New Rad Rabbit Trail in Greenville, South Carolina, provides singletrack alternative to paved greenway path

The Upstate Greenways and Trails Alliance has built a new singletrack trail along a popular greenway path to help "people of all ages to experience mountain biking for the first time."

The Swamp Rabbit Trail is a popular paved greenway path that follows the Reedy River and portions of an old railroad corridor while connecting city parks in Greenville, SC. The Upstate Greenways and Trails Alliance (UGATA) just opened a brand-new singletrack trail that parallels the paved greenway, dubbed the “Rad Rabbit Trail.”

The Rad Rabbit Trail allows riders to easily hop off the greenway path and enjoy flowy corners and dirt rollers on a more adventurous singletrack experience. The trail was designed to be wide enough that adaptive mountain bikes can use it, too.

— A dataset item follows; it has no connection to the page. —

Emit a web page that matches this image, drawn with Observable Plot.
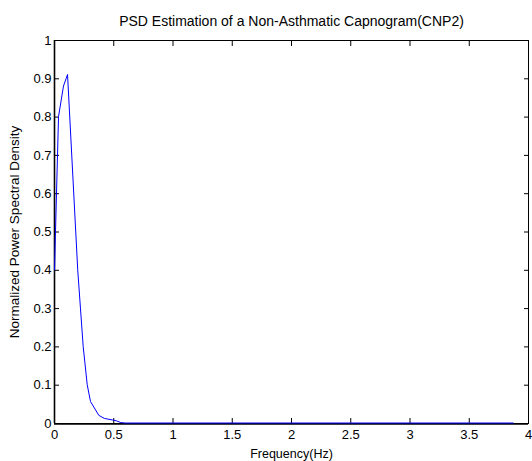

“It’s built to be a fun way for people of all ages to experience mountain biking for the first time, as well as for seasoned mountain bikers to test their skills on a centrally located trail,” said Matthew Hudson-Flege, executive director of UGATA. Over 700 people ride past this point on the bike path every day, which means this new trail could be the perfect introduction to mountain biking for thousands of cyclists.

Rad Rabbit is about 800 feet long end to end, but it splits into two different lines part way through, so the total linear distance is about 1,000 feet. While that might not sound like much, this is just the first parallel singletrack trail that UGATA has built, and they plan to add more in the future. “We have not done a landowner analysis yet, but if we are able to find some friendly landowners, we would like to have 6-12 more of these projects along the Greenway,” said Sam Davis, Project Manager for UGATA.

Photo courtesy Sam Davis, UGATA

Even though this is the first mountain bike trail that UGATA has built, they were able to construct Rad Rabbit with their in-house AmeriCorps crew by following the guidelines outlined in Lee McCormack’s Welcome to Pump Track Nation v2.

The crew completed the trail in just three and a half weeks, and “this project was cheap,” according to Davis. The total cost for Rad Rabbit was about $16,300, which includes $3,000 for materials and $13,300 in labor.

“As this was our first mountain biking trail, we learned a lot as we were doing it,” said Davis. “I think we could shave a week off construction if we did it again, bringing the cost down to ~$12,500.”

Social singletrack trails often naturally form along greenway paths in cities. Greenville’s choosing to lean into this trend by constructing purpose-built mountain bike trails is ingenious. We can already envision the fantastic urban mountain bike ride that could result from the construction of these parallel trails.